>> BEGIN Given data

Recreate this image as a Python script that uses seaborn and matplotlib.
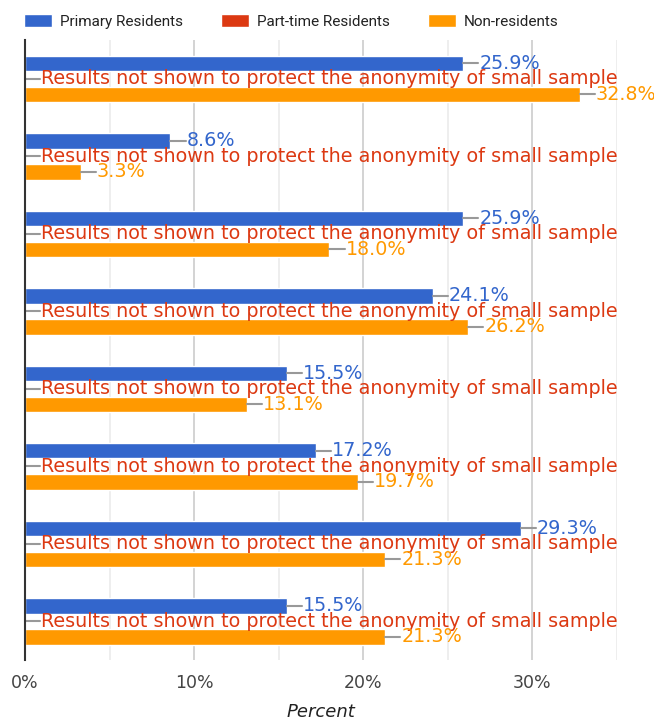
import numpy as np
import pandas as pd
import matplotlib
matplotlib.use('Agg')
import matplotlib.pyplot as plt
import seaborn as sns

groups = ['G1', 'G2', 'G3', 'G4', 'G5', 'G6', 'G7', 'G8']
series = ['Primary Residents', 'Part-time Residents', 'Non-residents']
primary = [25.9, 8.6, 25.9, 24.1, 15.5, 17.2, 29.3, 15.5]
parttime = [np.nan] * 8  # not shown
nonres = [32.8, 3.3, 18.0, 26.2, 13.1, 19.7, 21.3, 21.3]
colors = ['#3366cc', '#dc3912', '#ff9900']
hidden_msg = 'Results not shown to protect the anonymity of small sample'

df = pd.DataFrame({
    'group': groups * 3,
    'series': np.repeat(series, len(groups)),
    'value': primary + parttime + nonres,
})
df['shown'] = df.value.notna()
df['plotval'] = df.value.fillna(0)

sns.set_style('white')
fig = plt.figure(figsize=(6.54, 7.27), dpi=100)
ax = fig.add_axes([25/654, 67/727, (617-25)/654, 620/727])

sns.barplot(data=df, y='group', x='plotval', hue='series', hue_order=series,
            order=groups, palette=colors, orient='h', width=0.6, ax=ax,
            errorbar=None, legend=True, saturation=1)

ax.set_xlim(0, 35)
ax.set_ylim(len(groups) - 0.5, -0.5)
ax.set_yticks([])
ax.set_ylabel('')
ax.set_xticks([0, 10, 20, 30])
ax.set_xticklabels(['0%', '10%', '20%', '30%'], color='#444444', fontsize=12.5)
ax.set_xticks([5, 15, 25, 35], minor=True)
ax.tick_params(axis='x', which='both', length=0, pad=10)
ax.grid(axis='x', which='major', color='#cccccc', lw=1.2)
ax.grid(axis='x', which='minor', color='#ebebeb', lw=1.2)
ax.set_axisbelow(True)
for s in ['top', 'right', 'bottom']:
    ax.spines[s].set_visible(False)
ax.spines['left'].set_color('#333333')
ax.spines['left'].set_linewidth(1.5)
ax.set_xlabel('Percent', fontstyle='italic', fontsize=13, color='#222222', labelpad=8)

# value labels with short leader lines
for ser, cont, col in zip(series, ax.containers, colors):
    sub = df[df.series == ser].reset_index(drop=True)
    for i, p in enumerate(cont.patches):
        yc = p.get_y() + p.get_height() / 2
        x0 = p.get_width()
        ax.plot([x0, x0 + 0.9], [yc, yc], color='#999999', lw=1.5, clip_on=False)
        txt = '{:.1f}%'.format(sub.value[i]) if sub.shown[i] else hidden_msg
        ax.text(x0 + 0.95, yc, txt, color=col, fontsize=13.75, va='center', ha='left',
                clip_on=False)

handles, labels = ax.get_legend_handles_labels()
ax.get_legend().remove()
fig.legend(handles, labels, loc='upper left', bbox_to_anchor=(10/654, 1.0), ncol=3,
           frameon=False, prop={'family': 'Roboto', 'size': 11}, handlelength=1.85,
           handleheight=0.95, columnspacing=2.5, handletextpad=0.5, labelcolor='#222222')

fig.savefig('out.png', dpi=100)
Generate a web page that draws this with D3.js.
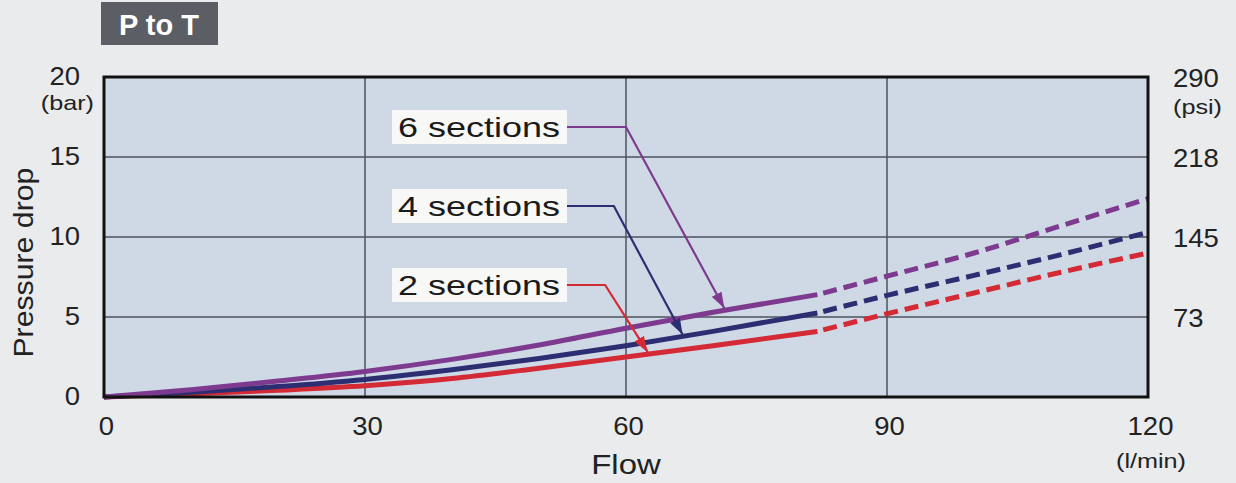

>> END Given data

Task to carry out. Transcribe every entry above exactly. Omit all pictures.

Solution for this problem.
Recreate this image as a Python script that uses seaborn and matplotlib.
import numpy as np
import pandas as pd
import matplotlib
matplotlib.use('Agg')
import matplotlib.pyplot as plt
import seaborn as sns

groups = ['G1', 'G2', 'G3', 'G4', 'G5', 'G6', 'G7', 'G8']
series = ['Primary Residents', 'Part-time Residents', 'Non-residents']
primary = [25.9, 8.6, 25.9, 24.1, 15.5, 17.2, 29.3, 15.5]
parttime = [np.nan] * 8  # not shown
nonres = [32.8, 3.3, 18.0, 26.2, 13.1, 19.7, 21.3, 21.3]
colors = ['#3366cc', '#dc3912', '#ff9900']
hidden_msg = 'Results not shown to protect the anonymity of small sample'

df = pd.DataFrame({
    'group': groups * 3,
    'series': np.repeat(series, len(groups)),
    'value': primary + parttime + nonres,
})
df['shown'] = df.value.notna()
df['plotval'] = df.value.fillna(0)

sns.set_style('white')
fig = plt.figure(figsize=(6.54, 7.27), dpi=100)
ax = fig.add_axes([25/654, 67/727, (617-25)/654, 620/727])

sns.barplot(data=df, y='group', x='plotval', hue='series', hue_order=series,
            order=groups, palette=colors, orient='h', width=0.6, ax=ax,
            errorbar=None, legend=True, saturation=1)

ax.set_xlim(0, 35)
ax.set_ylim(len(groups) - 0.5, -0.5)
ax.set_yticks([])
ax.set_ylabel('')
ax.set_xticks([0, 10, 20, 30])
ax.set_xticklabels(['0%', '10%', '20%', '30%'], color='#444444', fontsize=12.5)
ax.set_xticks([5, 15, 25, 35], minor=True)
ax.tick_params(axis='x', which='both', length=0, pad=10)
ax.grid(axis='x', which='major', color='#cccccc', lw=1.2)
ax.grid(axis='x', which='minor', color='#ebebeb', lw=1.2)
ax.set_axisbelow(True)
for s in ['top', 'right', 'bottom']:
    ax.spines[s].set_visible(False)
ax.spines['left'].set_color('#333333')
ax.spines['left'].set_linewidth(1.5)
ax.set_xlabel('Percent', fontstyle='italic', fontsize=13, color='#222222', labelpad=8)

# value labels with short leader lines
for ser, cont, col in zip(series, ax.containers, colors):
    sub = df[df.series == ser].reset_index(drop=True)
    for i, p in enumerate(cont.patches):
        yc = p.get_y() + p.get_height() / 2
        x0 = p.get_width()
        ax.plot([x0, x0 + 0.9], [yc, yc], color='#999999', lw=1.5, clip_on=False)
        txt = '{:.1f}%'.format(sub.value[i]) if sub.shown[i] else hidden_msg
        ax.text(x0 + 0.95, yc, txt, color=col, fontsize=13.75, va='center', ha='left',
                clip_on=False)

handles, labels = ax.get_legend_handles_labels()
ax.get_legend().remove()
fig.legend(handles, labels, loc='upper left', bbox_to_anchor=(10/654, 1.0), ncol=3,
           frameon=False, prop={'family': 'Roboto', 'size': 11}, handlelength=1.85,
           handleheight=0.95, columnspacing=2.5, handletextpad=0.5, labelcolor='#222222')

fig.savefig('out.png', dpi=100)
Generate a web page that draws this with D3.js.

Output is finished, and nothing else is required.